Additionally, beneficial and neutral mutations do not always spread to 100% of the species population. A Y-linked trait won't spread without a male lineage.


I still think that your definition of beneficial and deleterious is defined post-hoc as "survives/does not survive long enough to reach the stable state."

Yup, that's a pretty good description of the assumption/definition, for all the good and bad things it brings with it; I mostly agree with the rest of what you've said.

FWIW, I've mainly seen the one-mutation-one-death rule applied to arguments that attempted to place informational speed or capacity limits on the process of evolution, and in most cases it has turned out that these arguments fail when applied to the real world because of precisely the types of arguments that you've made against this rule (sexual recombination and the fact that evolution is never in a steady state tend to be the biggest problems).

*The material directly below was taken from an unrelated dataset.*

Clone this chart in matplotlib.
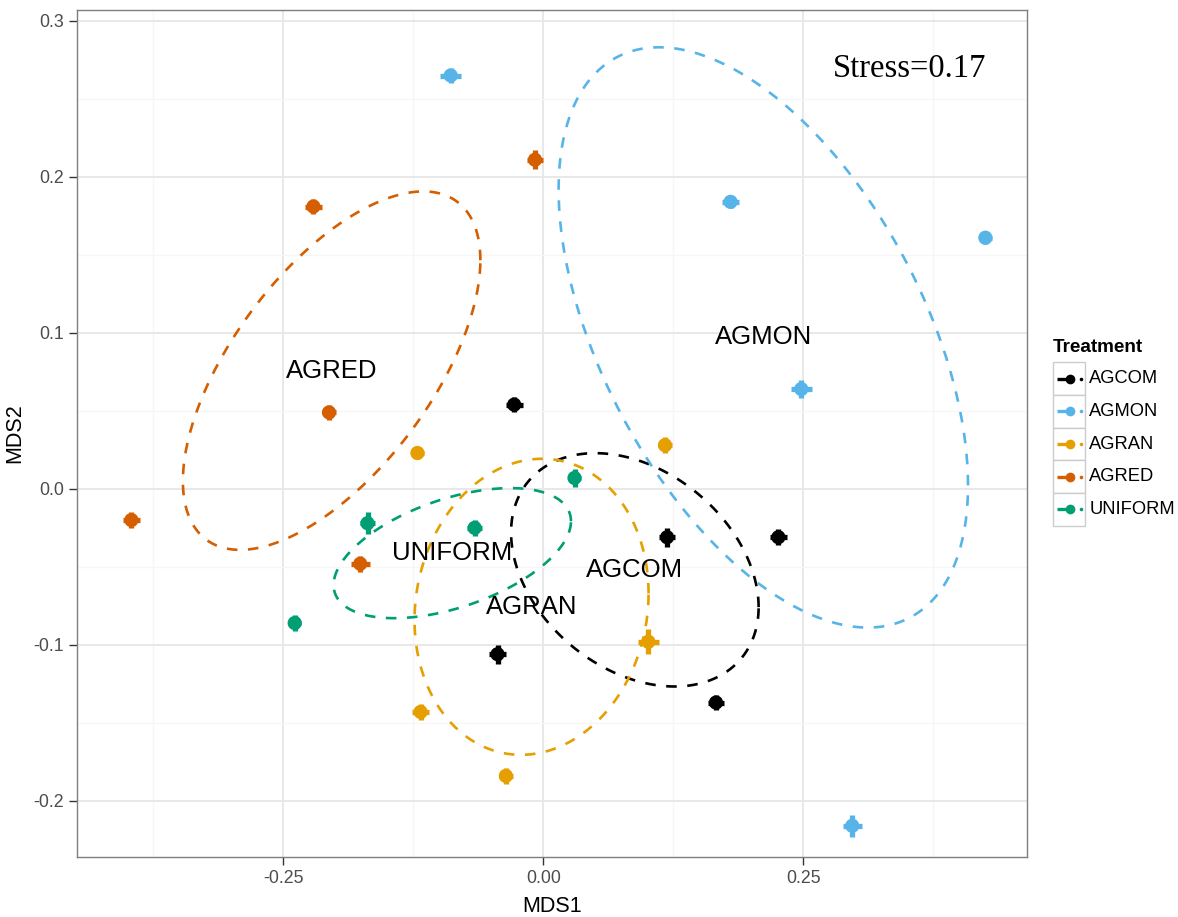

An aside on the topic of defining beneficial/deleterious mutations: the problem is a very difficult one, because in reality the effect of a mutation is at best distributional and not measurable along a single axis of goodness/badness. I don't know much about the state of the art here, but if I was going to sit down and try to figure out a way to try to estimate "benificial-ness" of a mutation (even as a distribution), I'd say you've put your finger on exactly the right question to focus on, that there's a tension between what might be immediately beneficial and what would be beneficial in the longer term. For instance, a gene that made someone have babies like crazy by always sacrificing one's grandchildren for nourishment would be fantastic for 1-generation-out fitness, but terrible for 2-generations-out. Similarly, in an environment where pre-reproductive death was very common, an adaptation that decreased the likelihood to have children by a small factor but significantly increased the ability to keep them alive would be very beneficial at 2-generations but deleterious at 1. So pure-local effects measured 1 generation down the line won't necessarily tell us enough (though in the vast majority of cases, it's probably good enough).

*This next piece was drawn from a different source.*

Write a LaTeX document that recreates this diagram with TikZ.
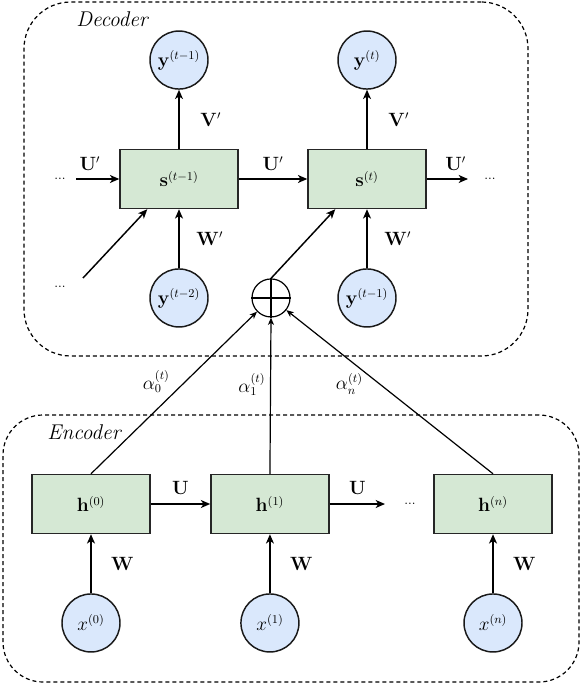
\documentclass[tikz,border=0pt]{standalone}
\usepackage{tikz}
\usetikzlibrary{positioning,arrows.meta}
\definecolor{BoxGreen}{HTML}{D5E8D4}
\definecolor{CircleBlue}{HTML}{DAE8FC}
\tikzstyle{HiddenState}=[rectangle, draw=black!85, fill=BoxGreen, line width=1.1pt, minimum width=88.5pt, minimum height=44.25pt, font=\fontsize{13.5}{16}\selectfont]
\tikzstyle{VectorNode}=[circle, draw=black!90, fill=CircleBlue, line width=1.1pt, minimum size=43.5pt, inner sep=0pt, font=\fontsize{13.5}{16}\selectfont]
\tikzstyle{SumNode}=[circle, draw=black, line width=0.9pt, minimum size=28.5pt, inner sep=0pt]
\tikzstyle{GroupFrame}=[rectangle, draw=black, line width=0.9pt, dash pattern=on 3pt off 2.25pt]
\tikzstyle{GroupTitle}=[font=\fontsize{16}{19}\selectfont\itshape]
\tikzstyle{Dots}=[inner sep=2pt, font=\fontsize{10}{12}\selectfont]
\tikzstyle{EdgeLabel}=[inner sep=2pt, font=\fontsize{13.5}{16}\selectfont]
\tikzstyle{WeightArrow}=[-{Stealth[length=7pt, width=6pt, inset=2pt]}, line width=1.1pt]
\tikzstyle{AttnArrow}=[-{Stealth[length=5.5pt, width=4.5pt, inset=1.5pt]}, line width=0.9pt]

\begin{document}
\begin{tikzpicture}[x=0.75pt, y=-0.75pt]
			\useasboundingbox (0,0) rectangle (581,684);

			%Marcos
			\node[GroupFrame, rounded corners=35pt, minimum width=378pt, minimum height=265.5pt]	(decoder)	at (276,179)	{};
			\node[GroupFrame, rounded corners=30pt, minimum width=432pt, minimum height=200.25pt]	(encoder)	at (291,548.5)	{};
			\node[GroupTitle]	(decoder_title)	at (112,19)		{Decoder};
			\node[GroupTitle]	(encoder_title)	at (84,432)		{Encoder};

			%Nodos decoder
			\node[HiddenState]	(s1)		at (179,179)					{$\mathbf{s}^{(t-1)}$};
			\node[HiddenState]	(s2)		[right=51.4pt of s1]			{$\mathbf{s}^{(t)}$};
			\node[VectorNode]	(y1)		[above=44.25pt of s1]			{$\mathbf{y}^{(t-1)}$};
			\node[VectorNode]	(y2)		[above=44.25pt of s2]			{$\mathbf{y}^{(t)}$};
			\node[VectorNode]	(yin1)		[below=44.25pt of s1]			{$\mathbf{y}^{(t-2)}$};
			\node[VectorNode]	(yin2)		[below=44.25pt of s2]			{$\mathbf{y}^{(t-1)}$};
			\node[SumNode]		(sum)		[right=32pt of yin1]			{};
			\node[Dots]			(dots_in)	at (60,179)						{...};
			\node[Dots]			(dots_out)	at (490,179)					{...};
			\node[Dots]			(dots_diag)	at (60,287)						{...};
			\coordinate			(s_in)		at (76,179);
			\coordinate			(s_out)		at (468,179);
			\coordinate			(diag_in)	at (83,278);

			%Nodos encoder
			\node[HiddenState]	(h0)		at (91,504)						{$\mathbf{h}^{(0)}$};
			\node[HiddenState]	(h1)		[right=44.6pt of h0]			{$\mathbf{h}^{(1)}$};
			\node[HiddenState]	(hn)		[right=77.7pt of h1]			{$\mathbf{h}^{(n)}$};
			\node[VectorNode]	(x0)		[below=44.25pt of h0]			{$x^{(0)}$};
			\node[VectorNode]	(x1)		[below=44.25pt of h1]			{$x^{(1)}$};
			\node[VectorNode]	(xn)		[below=44.25pt of hn]			{$x^{(n)}$};
			\node[Dots]			(dots_h)	at (410,504)					{...};
			\coordinate			(h_out)		at (385,504);

			%Lineas decoder
			\draw[WeightArrow] (s_in) -- (s1.west) node[EdgeLabel, pos=0.32, above=4pt] {$\mathbf{U}'$};
			\draw[WeightArrow] (s1.east) -- (s2.west) node[EdgeLabel, midway, above=4pt] {$\mathbf{U}'$};
			\draw[WeightArrow] (s2.east) -- (s_out) node[EdgeLabel, pos=0.7, above=4pt] {$\mathbf{U}'$};
			\draw[WeightArrow] (s1) -- (y1) node[EdgeLabel, midway, right=13.5pt] {$\mathbf{V}'$};
			\draw[WeightArrow] (s2) -- (y2) node[EdgeLabel, midway, right=13.5pt] {$\mathbf{V}'$};
			\draw[WeightArrow] (yin1) -- (s1) node[EdgeLabel, midway, right=10.5pt] {$\mathbf{W}'$};
			\draw[WeightArrow] (yin2) -- (s2) node[EdgeLabel, midway, right=10.5pt] {$\mathbf{W}'$};
			\draw[WeightArrow] (diag_in) -- ([xshift=21pt]s1.south west);
			\draw[WeightArrow] (sum.north) -- ([xshift=21pt]s2.south west);
			\draw[line width=0.9pt] (sum.north) -- (sum.south) (sum.west) -- (sum.east);

			%Lineas encoder
			\draw[WeightArrow] (h0.east) -- (h1.west) node[EdgeLabel, midway, above=4.5pt] {$\mathbf{U}$};
			\draw[WeightArrow] (h1.east) -- (h_out) node[EdgeLabel, midway, above=4.5pt] {$\mathbf{U}$};
			\draw[WeightArrow] (x0) -- (h0) node[EdgeLabel, midway, right=12.5pt] {$\mathbf{W}$};
			\draw[WeightArrow] (x1) -- (h1) node[EdgeLabel, midway, right=12.5pt] {$\mathbf{W}$};
			\draw[WeightArrow] (xn) -- (hn) node[EdgeLabel, midway, right=12.5pt] {$\mathbf{W}$};

			%Atencion
			\draw[AttnArrow] (h0.north) -- (sum) node[EdgeLabel, pos=0.57, left=9.5pt] {$\alpha_0^{(t)}$};
			\draw[AttnArrow] (h1.north) -- (sum.south) node[EdgeLabel, pos=0.57, left=1.5pt] {$\alpha_1^{(t)}$};
			\draw[AttnArrow] (hn.north) -- (sum) node[EdgeLabel, pos=0.55, left=10pt] {$\alpha_n^{(t)}$};

		\end{tikzpicture}
\end{document}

On the other hand, a purely-global view is not right either, because as you've mentioned, environmental changes or genetic shifts within the species can turn previously helpful traits into "bad" ones. So measuring regret after the fact will not suffice, and further, it misses the fact that at the moment the mutation happens, there is some distribution that describes the likely outcomes of that mutation given the current state of the world, using no information from the future (even if we don't know it or can't feasibly calculate it). The extinct bird species definitely had beneficial mutations even though some freak event wiped them out later, and we need to account for that. So something more subtle is required.

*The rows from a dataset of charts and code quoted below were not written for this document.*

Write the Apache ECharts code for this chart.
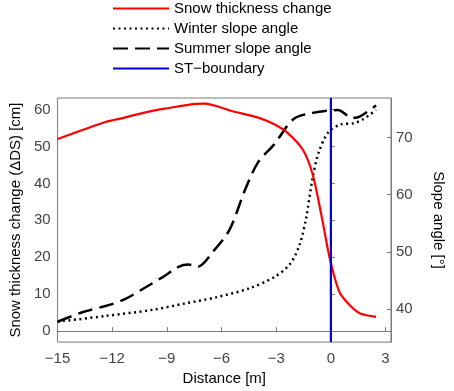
<!DOCTYPE html>
<html><head><meta charset="utf-8">
<script src="https://cdn.jsdelivr.net/npm/echarts@6/dist/echarts.min.js"></script>
<style>html,body{margin:0;padding:0;background:#fff}#c{width:454px;height:391px}</style>
</head><body><div id="c"></div>
<script>
const xTicks = [-15, -12, -9, -6, -3, 0, 3];
const leftTicks = [0, 10, 20, 30, 40, 50, 60];
const rightTicks = [40, 50, 60, 70];

const snowDist = [-15, -13.6, -12.38, -11.33, -9.93, -8.88, -7.48, -6.96, -5.39, -3.99, -3.11, -2.41, -1.54, -1.01, -0.49, -0.05, 0.47, 1.08, 1.61, 2.48];
const snowChange = [52.0, 54.5, 56.6, 57.8, 59.5, 60.4, 61.5, 61.6, 59.5, 57.8, 56.0, 53.8, 49.1, 42.6, 30.6, 19.5, 10.6, 6.8, 4.8, 3.9];

const winterDist = [-15, -12.38, -9.76, -8.0, -6.26, -4.51, -3.11, -2.24, -1.71, -1.36, -1.01, -0.67, -0.14, 0.56, 1.26, 1.78, 2.48];
const winterAngle = [37.8, 38.8, 39.9, 41.0, 42.1, 43.6, 45.6, 47.9, 51.3, 55.9, 62.8, 67.4, 70.9, 72.3, 72.5, 73.2, 74.8];

const summerDist = [-15, -13.6, -12.2, -11.33, -10.28, -9.23, -8.36, -7.83, -7.31, -6.43, -5.56, -4.68, -3.99, -3.11, -2.06, -1.01, 0.39, 1.17, 1.61, 2.48];
const summerAngle = [37.8, 39.5, 40.7, 41.7, 43.6, 45.6, 47.4, 47.8, 47.4, 50.2, 53.9, 61.1, 65.7, 68.8, 73.2, 74.3, 74.8, 73.4, 73.7, 75.6];

const boundaryDist = [0, 0];
const boundaryVal = [-2.94, 63.1];

const zip = (a, b) => a.map((v, i) => [v, b[i]]);
const axisCol = '#7a7a7a', labCol = '#444';
const font = 'Liberation Sans, Arial, sans-serif';

const chart = echarts.init(document.getElementById('c'), null, {renderer: 'canvas'});
chart.setOption({
  animation: false,
  backgroundColor: '#fff',
  textStyle: {fontFamily: font},
  grid: {left: 50, top: 98, right: 55, bottom: 45, show: true, borderColor: axisCol, borderWidth: 1},
  legend: {
    orient: 'vertical', left: 107, top: -4, itemWidth: 56, itemHeight: 14, itemGap: 5,
    itemStyle: {opacity: 0},
    textStyle: {fontSize: 15, color: '#000', fontFamily: font},
    data: ['Snow thickness change', 'Winter slope angle', 'Summer slope angle', 'ST\u2212boundary']
  },
  xAxis: {
    type: 'value', min: -15, max: 3.3,
    name: 'Distance [m]', nameLocation: 'middle', nameGap: 27,
    nameTextStyle: {fontSize: 15, color: '#000'},
    axisLine: {lineStyle: {color: axisCol}},
    axisTick: {inside: true, length: 4, lineStyle: {color: axisCol}, customValues: xTicks},
    axisLabel: {fontSize: 15, color: labCol, margin: 9, customValues: xTicks,
      formatter: v => String(v).replace('-', '\u2212')},
    splitLine: {show: false}
  },
  yAxis: [{
    type: 'value', min: -2.94, max: 63.1, position: 'left',
    name: 'Snow thickness change (\u0394DS) [cm]', nameLocation: 'middle', nameGap: 34,
    nameTextStyle: {fontSize: 15, color: '#000'},
    axisLine: {show: true, lineStyle: {color: axisCol}},
    axisTick: {show: true, inside: true, length: 4, lineStyle: {color: axisCol}, customValues: leftTicks},
    axisLabel: {fontSize: 15, color: labCol, margin: 7, customValues: leftTicks},
    splitLine: {show: false}
  }, {
    type: 'value', min: 34.24, max: 76.9, position: 'right',
    name: 'Slope angle [\u00b0]', nameLocation: 'middle', nameGap: 40, nameRotate: -90,
    nameTextStyle: {fontSize: 15, color: '#000'},
    axisLine: {show: true, lineStyle: {color: axisCol}},
    axisTick: {show: true, inside: true, length: 4, lineStyle: {color: axisCol}, customValues: rightTicks},
    axisLabel: {fontSize: 15, color: labCol, margin: 5, customValues: rightTicks},
    splitLine: {show: false}
  }],
  series: [{
    name: 'Snow thickness change', type: 'line', yAxisIndex: 0, symbol: 'none', smooth: 0.3,
    data: zip(snowDist, snowChange), itemStyle: {color: '#ff0000'},
    lineStyle: {color: '#ff0000', width: 2.2}, z: 3
  }, {
    name: 'Winter slope angle', type: 'line', yAxisIndex: 1, symbol: 'none', smooth: 0.3,
    data: zip(winterDist, winterAngle), itemStyle: {color: '#000'},
    lineStyle: {color: '#000', width: 2.5, type: [2, 3.5]}, z: 2
  }, {
    name: 'Summer slope angle', type: 'line', yAxisIndex: 1, symbol: 'none', smooth: 0.3,
    data: zip(summerDist, summerAngle), itemStyle: {color: '#000'},
    lineStyle: {color: '#000', width: 2.5, type: [15, 7]}, z: 2
  }, {
    name: 'ST\u2212boundary', type: 'line', yAxisIndex: 0, symbol: 'none',
    data: zip(boundaryDist, boundaryVal), itemStyle: {color: '#0000dd'},
    lineStyle: {color: '#0000dd', width: 2.2}, z: 4
  }]
});
</script></body></html>
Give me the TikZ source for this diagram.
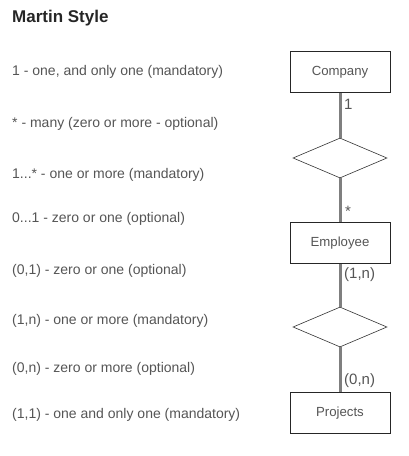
\documentclass[tikz,border=0pt]{standalone}
\usepackage{fontspec}
\setmainfont{Liberation Sans}
\usetikzlibrary{shapes.geometric}
\definecolor{txtgray}{HTML}{555555}
\definecolor{linkgray}{HTML}{7F7F7F}
\tikzset{
	entity/.style = {rectangle, draw=black!85, line width=0.8pt, fill=white,
		minimum width=100pt, minimum height=41pt, inner sep=0pt,
		font=\fontsize{13.2}{15}\selectfont, text=txtgray},% entite
	relation/.style = {diamond, draw=black!80, line width=0.6pt, fill=white,
		minimum width=94pt, minimum height=40pt, inner sep=0pt},% relation
	legend/.style = {anchor=west, inner sep=0pt, text=txtgray,
		font=\fontsize{14}{16}\selectfont},% legende
	card/.style = {anchor=west, inner sep=0pt, text=txtgray,
		font=\fontsize{15}{17}\selectfont},% cardinalite
	link/.style = {draw=linkgray, line width=3pt}
}
\begin{document}
\begin{tikzpicture}[x=1pt,y=-1pt]
\useasboundingbox (0,0) rectangle (409,456);
% titre
\node [anchor=west, inner sep=0pt, font=\fontsize{17}{19}\selectfont\bfseries,
	text=black!85] (title) at (12,18) {Martin Style};
% legende
\node [legend] (l1) at (12,72) {1 - one, and only one (mandatory)};
\node [legend] (l2) at (12,124) {* - many (zero or more - optional)};
\node [legend] (l3) at (12,175) {1...* - one or more (mandatory)};
\node [legend] (l4) at (12,219) {0...1 - zero or one (optional)};
\node [legend] (l5) at (12,271) {(0,1) - zero or one (optional)};
\node [legend] (l6) at (12,321) {(1,n) - one or more (mandatory)};
\node [legend] (l7) at (12,369) {(0,n) - zero or more (optional)};
\node [legend] (l8) at (12,415) {(1,1) - one and only one (mandatory)};
% diagramme
\node [entity] (company) at (340,72) {Company};
\node [relation] (rel1) at (340,158) {};
\node [entity] (employee) at (340,243) {Employee};
\node [relation] (rel2) at (340,327) {};
\node [entity] (projects) at (340,413) {Projects};
\draw [link] (company.south) -- (rel1.north);
\draw [link] (rel1.south) -- (employee.north);
\draw [link] (employee.south) -- (rel2.north);
\draw [link] (rel2.south) -- (projects.north);
% cardinalites
\node [card] (c1) at (344,104) {1};
\node [card] (c2) at (345,211) {*};
\node [card] (c3) at (344,275) {(1,n)};
\node [card] (c4) at (344,381) {(0,n)};
\end{tikzpicture}
\end{document}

In order to do better we'd probably have to make some assumptions to eventually cut off the familial dependencies, like perhaps that the presence or absence of a gene in an N-th grandparent can have no direct causal effect on the survival of the animal in question (i.e. direct nurture effects are limited in time - even this assumption is questionable in the face of things like family wealth). We'd also have to assume that we could quantify the expected changes in the environment into some sort of distribution, including distributional assumptions for expected changes in the rest of the population (luckily these changes should be rather slow, when measured in generations). Then we could in theory compare the expected size of a family tree branching from a member that possesses a new mutation after that N-th generation, to the base case, the family tree without that mutation. Of course, the "expected size" is a trivialization of the real distribution, which would better describe the possible effects of a mutation (and the details of that distribution might strongly effect the population dynamics).

It quickly gets messy, and requires a lot of assumptions. And even after all that, we wouldn't have a very clean number to work with, i.e. we couldn't easily continuous-ize the situation and write down an ODE that took the "beneficial-ness" of a mutation and showed us what would happen, because other details of the distribution would be important, as well.